Unknown user callouts lead to a 400 error, breaking mixed-code environments
Summary
Twice now, when introducing a new user callout, we've experienced problems on GitLab.com. We load a frontend from canary that includes the new user callout (in this case "our privacy policy has changed"), but when we dismiss the callout, the POST /-/user_callouts
sometimes goes to a non-canary host and is rejected with a 400 error as a consequence.
Steps to reproduce
- Get a mixed code deployment like GitLab.com (canary, gprd)
- Get a new user callout served from canary
- Dismiss the callout and have that request go to not-canary
What is the current bug behavior?
The old code doesn't know about the user callout being dismissed, so the request is rejected with a 400 response
What is the expected correct behavior?
I think it's more reasonable for us to just accept the POST and set the unknown value in the database.

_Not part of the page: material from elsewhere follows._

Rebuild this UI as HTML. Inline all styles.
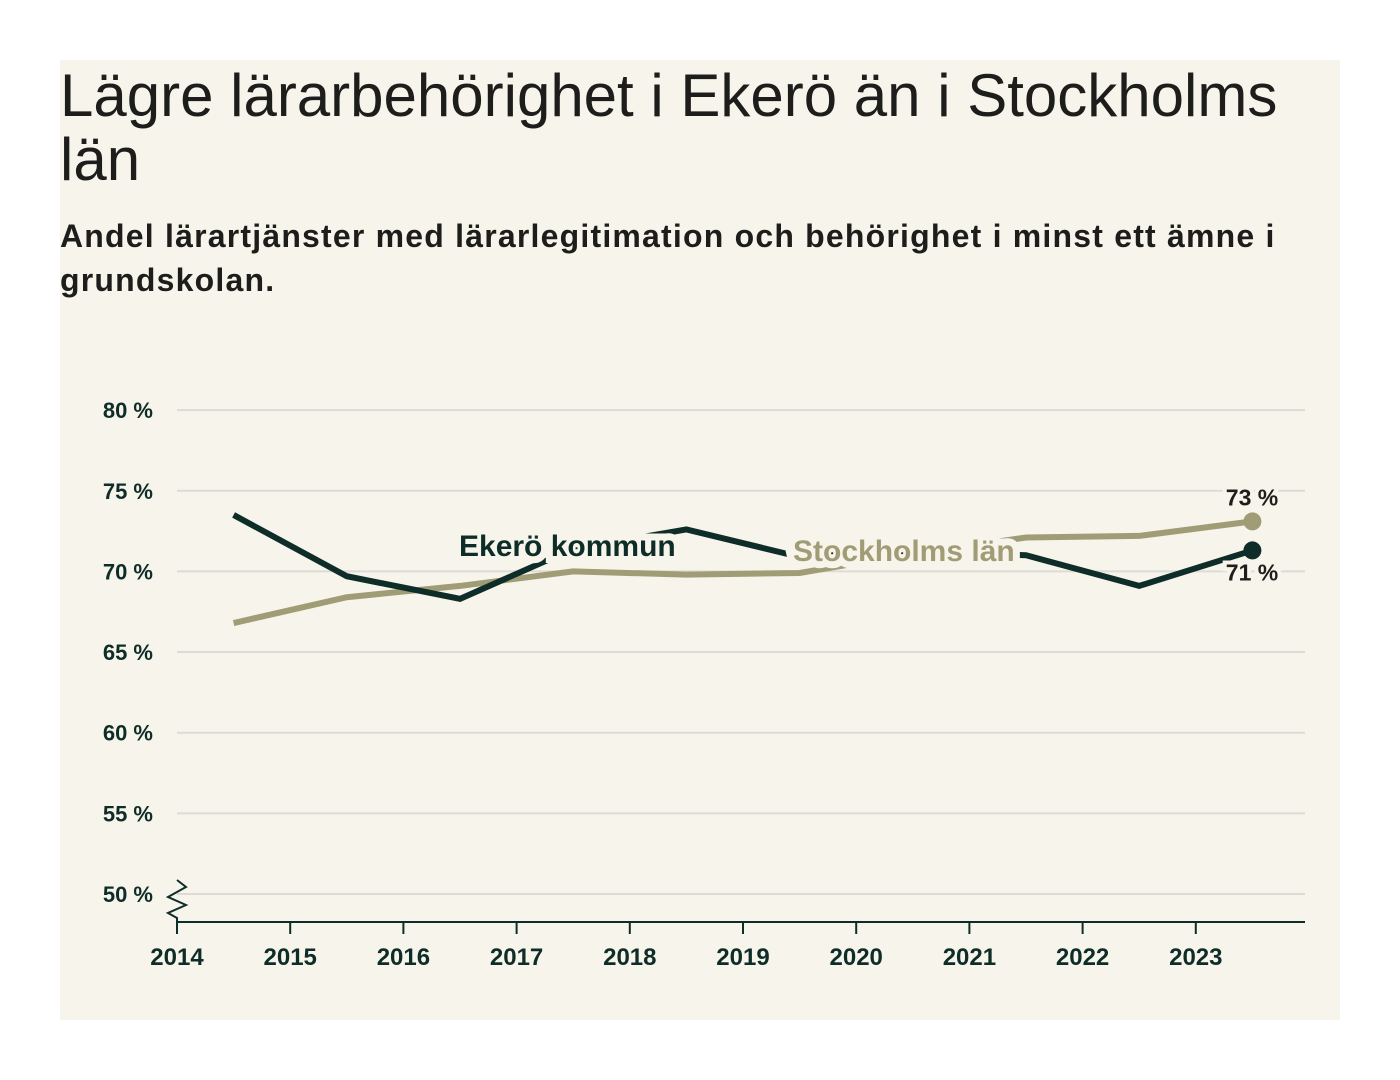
<!DOCTYPE html>
<html><head><meta charset="utf-8"><style>
body{margin:0;width:1400px;height:1080px;background:#fff;font-family:"Liberation Sans",sans-serif;}
#panel{position:absolute;left:60px;top:60px;width:1280px;height:960px;background:#f7f5eb;}
h1{position:absolute;left:0;top:4px;margin:0;font-size:60px;font-weight:500;line-height:64px;color:#1d1d1b;width:1260px;letter-spacing:0px}
h2{position:absolute;left:0;top:154px;margin:0;font-size:32px;font-weight:bold;line-height:44px;color:#1d1d1b;width:1270px;letter-spacing:1.2px}
svg{position:absolute;left:0;top:0}
</style></head><body>
<div id="panel">
<h1>Lägre lärarbehörighet i Ekerö än i Stockholms län</h1>
<h2>Andel lärartjänster med lärarlegitimation och behörighet i minst ett ämne i grundskolan.</h2>
</div>
<svg id="chart" width="1400" height="1080"></svg>
<script>
const years=[2014,2015,2016,2017,2018,2019,2020,2021,2022,2023];
const yTicks=[50,55,60,65,70,75,80];
const pointYears=[2014.5,2015.5,2016.5,2017.5,2018.5,2019.5,2020.5,2021.5,2022.5,2023.5];
const ekero=[73.5,69.7,68.3,71.4,72.6,70.9,71.3,71.0,69.1,71.3];
const stockholm=[66.8,68.4,69.1,70.0,69.8,69.9,71.1,72.1,72.2,73.1];
const NS='http://www.w3.org/2000/svg';
const svg=document.getElementById('chart');
const x=v=>177+(v-2014)*113.2;
const y=v=>894-(v-50)*16.13;
function mk(t,a){const e=document.createElementNS(NS,t);for(const k in a)e.setAttribute(k,a[k]);svg.appendChild(e);return e;}
yTicks.forEach(t=>{
 const l=mk('line',{x1:177,x2:1305,y1:y(t),y2:y(t),stroke:'#dcdbd6','stroke-width':2});
 
 
 const tx=mk('text',{x:153,y:y(t)+8,'text-anchor':'end','font-size':22,'font-weight':'bold',fill:'#0f2d28'});
 tx.textContent=t+' %';
 
 
});
const ax=mk('line',{x1:177,x2:1305,y1:922,y2:922,stroke:'#0f2d28','stroke-width':2});


const br=mk('polyline',{points:'177,880 186,887 168,897 186,905 168,913 177,918 177,922',fill:'none',stroke:'#0f2d28','stroke-width':2});


years.forEach(yr=>{
 const t=mk('line',{x1:x(yr),x2:x(yr),y1:922,y2:934,stroke:'#0f2d28','stroke-width':2});
 
 
 const tx=mk('text',{x:x(yr),y:965,'text-anchor':'middle','font-size':24,'font-weight':'bold',fill:'#0f2d28'});
 tx.textContent=yr;
 
 
});
function series(vals,col,name){
 const p=mk('polyline',{points:vals.map((v,i)=>x(pointYears[i])+','+y(v)).join(' '),fill:'none',stroke:col,'stroke-width':6,'stroke-linejoin':'miter'});
 
 
 const n=vals.length-1;
 const c=mk('circle',{cx:x(pointYears[n]),cy:y(vals[n]),r:9,fill:col});
 
 
}
series(stockholm,'#a09d76','stockholm');
series(ekero,'#0f2d28','ekero');
function label(txt,xx,yy,col,name,size,anchor,sw){
 const t=mk('text',{x:xx,y:yy,fill:col,'font-size':size,'font-weight':'bold',stroke:'#f7f5eb','stroke-width':sw,'paint-order':'stroke','text-anchor':anchor||'start'});
 t.textContent=txt;
 
 
}
label('Ekerö kommun',459,556,'#0f2d28','ekero-label',30,'start',14);
label('Stockholms län',793,561,'#a09d76','stockholm-label',30,'start',14);
label(Math.round(stockholm[9])+' %',1252,y(stockholm[9])-16,'#1d1d1b','stockholm-end-value',23,'middle',8);
label(Math.round(ekero[9])+' %',1252,y(ekero[9])+30,'#1d1d1b','ekero-end-value',23,'middle',8);
</script>
</body></html>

What does the validation get us that's worth suffering this pain for?
Output of checks
This bug happens on GitLab.com
Possible fixes
The error occurs here: https://gitlab.com/gitlab-org/gitlab/blob/master/app/controllers/user_callouts_controller.rb#L20
Things are complicated slightly because we currently send feature name in the http request, but need an id (technically an enum) to persist in the database. So we'd need to change the callouts so we send the id, or both id and name, to make this work.
An alternative approach might be to ensure that either all or no traffic goes to canary for a given user (sticky sessions at the load balancer?) - but it's difficult to ensure all our users set up like this, and it would be better to be resilient to the issue instead.